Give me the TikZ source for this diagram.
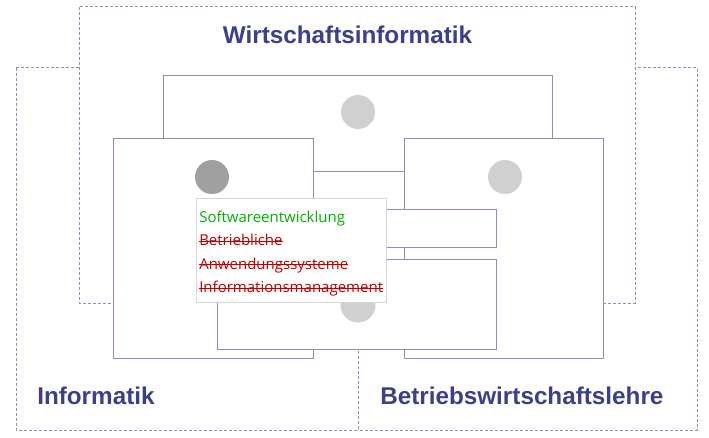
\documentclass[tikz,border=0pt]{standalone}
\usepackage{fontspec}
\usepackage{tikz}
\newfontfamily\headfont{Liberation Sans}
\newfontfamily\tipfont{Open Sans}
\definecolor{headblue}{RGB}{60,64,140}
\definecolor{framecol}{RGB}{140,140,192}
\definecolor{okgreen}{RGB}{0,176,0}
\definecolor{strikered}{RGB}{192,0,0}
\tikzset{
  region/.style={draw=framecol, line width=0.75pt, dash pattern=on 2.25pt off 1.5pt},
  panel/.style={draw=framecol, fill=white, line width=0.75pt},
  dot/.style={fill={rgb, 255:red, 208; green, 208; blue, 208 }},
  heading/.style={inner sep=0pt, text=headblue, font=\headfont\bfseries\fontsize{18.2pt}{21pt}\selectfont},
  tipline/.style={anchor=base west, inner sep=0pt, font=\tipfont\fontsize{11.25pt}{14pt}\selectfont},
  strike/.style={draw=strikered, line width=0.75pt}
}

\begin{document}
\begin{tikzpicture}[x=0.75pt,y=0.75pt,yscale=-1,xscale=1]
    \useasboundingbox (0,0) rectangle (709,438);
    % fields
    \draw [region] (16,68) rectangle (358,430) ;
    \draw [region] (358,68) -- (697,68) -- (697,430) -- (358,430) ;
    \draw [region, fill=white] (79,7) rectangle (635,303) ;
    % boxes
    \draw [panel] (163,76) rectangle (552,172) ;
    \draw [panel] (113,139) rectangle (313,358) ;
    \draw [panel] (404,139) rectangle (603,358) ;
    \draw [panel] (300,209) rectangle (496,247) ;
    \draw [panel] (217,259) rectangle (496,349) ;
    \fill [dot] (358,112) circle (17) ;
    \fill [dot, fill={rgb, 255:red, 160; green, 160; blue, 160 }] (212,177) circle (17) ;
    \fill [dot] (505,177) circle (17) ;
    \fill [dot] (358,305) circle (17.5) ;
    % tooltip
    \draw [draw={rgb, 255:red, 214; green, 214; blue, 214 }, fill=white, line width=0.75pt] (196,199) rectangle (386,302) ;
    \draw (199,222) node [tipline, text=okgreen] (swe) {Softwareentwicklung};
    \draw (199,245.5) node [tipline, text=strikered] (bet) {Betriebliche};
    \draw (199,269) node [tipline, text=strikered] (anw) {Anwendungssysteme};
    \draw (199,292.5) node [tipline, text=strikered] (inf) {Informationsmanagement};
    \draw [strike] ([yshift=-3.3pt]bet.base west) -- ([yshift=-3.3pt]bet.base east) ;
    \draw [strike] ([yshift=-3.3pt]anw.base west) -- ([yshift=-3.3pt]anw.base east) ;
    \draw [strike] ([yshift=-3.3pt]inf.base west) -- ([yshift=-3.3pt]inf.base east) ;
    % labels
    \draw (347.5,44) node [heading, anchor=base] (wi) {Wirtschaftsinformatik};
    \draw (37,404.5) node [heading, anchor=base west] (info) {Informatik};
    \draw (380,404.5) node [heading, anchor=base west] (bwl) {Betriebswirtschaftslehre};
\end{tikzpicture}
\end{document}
══════════
### Problem to work on
Set down all the data again exactly as above, pictures excluded.

### Answer
Give me the TikZ source for this diagram.
\documentclass[tikz,border=0pt]{standalone}
\usepackage{fontspec}
\usepackage{tikz}
\newfontfamily\headfont{Liberation Sans}
\newfontfamily\tipfont{Open Sans}
\definecolor{headblue}{RGB}{60,64,140}
\definecolor{framecol}{RGB}{140,140,192}
\definecolor{okgreen}{RGB}{0,176,0}
\definecolor{strikered}{RGB}{192,0,0}
\tikzset{
  region/.style={draw=framecol, line width=0.75pt, dash pattern=on 2.25pt off 1.5pt},
  panel/.style={draw=framecol, fill=white, line width=0.75pt},
  dot/.style={fill={rgb, 255:red, 208; green, 208; blue, 208 }},
  heading/.style={inner sep=0pt, text=headblue, font=\headfont\bfseries\fontsize{18.2pt}{21pt}\selectfont},
  tipline/.style={anchor=base west, inner sep=0pt, font=\tipfont\fontsize{11.25pt}{14pt}\selectfont},
  strike/.style={draw=strikered, line width=0.75pt}
}

\begin{document}
\begin{tikzpicture}[x=0.75pt,y=0.75pt,yscale=-1,xscale=1]
    \useasboundingbox (0,0) rectangle (709,438);
    % fields
    \draw [region] (16,68) rectangle (358,430) ;
    \draw [region] (358,68) -- (697,68) -- (697,430) -- (358,430) ;
    \draw [region, fill=white] (79,7) rectangle (635,303) ;
    % boxes
    \draw [panel] (163,76) rectangle (552,172) ;
    \draw [panel] (113,139) rectangle (313,358) ;
    \draw [panel] (404,139) rectangle (603,358) ;
    \draw [panel] (300,209) rectangle (496,247) ;
    \draw [panel] (217,259) rectangle (496,349) ;
    \fill [dot] (358,112) circle (17) ;
    \fill [dot, fill={rgb, 255:red, 160; green, 160; blue, 160 }] (212,177) circle (17) ;
    \fill [dot] (505,177) circle (17) ;
    \fill [dot] (358,305) circle (17.5) ;
    % tooltip
    \draw [draw={rgb, 255:red, 214; green, 214; blue, 214 }, fill=white, line width=0.75pt] (196,199) rectangle (386,302) ;
    \draw (199,222) node [tipline, text=okgreen] (swe) {Softwareentwicklung};
    \draw (199,245.5) node [tipline, text=strikered] (bet) {Betriebliche};
    \draw (199,269) node [tipline, text=strikered] (anw) {Anwendungssysteme};
    \draw (199,292.5) node [tipline, text=strikered] (inf) {Informationsmanagement};
    \draw [strike] ([yshift=-3.3pt]bet.base west) -- ([yshift=-3.3pt]bet.base east) ;
    \draw [strike] ([yshift=-3.3pt]anw.base west) -- ([yshift=-3.3pt]anw.base east) ;
    \draw [strike] ([yshift=-3.3pt]inf.base west) -- ([yshift=-3.3pt]inf.base east) ;
    % labels
    \draw (347.5,44) node [heading, anchor=base] (wi) {Wirtschaftsinformatik};
    \draw (37,404.5) node [heading, anchor=base west] (info) {Informatik};
    \draw (380,404.5) node [heading, anchor=base west] (bwl) {Betriebswirtschaftslehre};
\end{tikzpicture}
\end{document}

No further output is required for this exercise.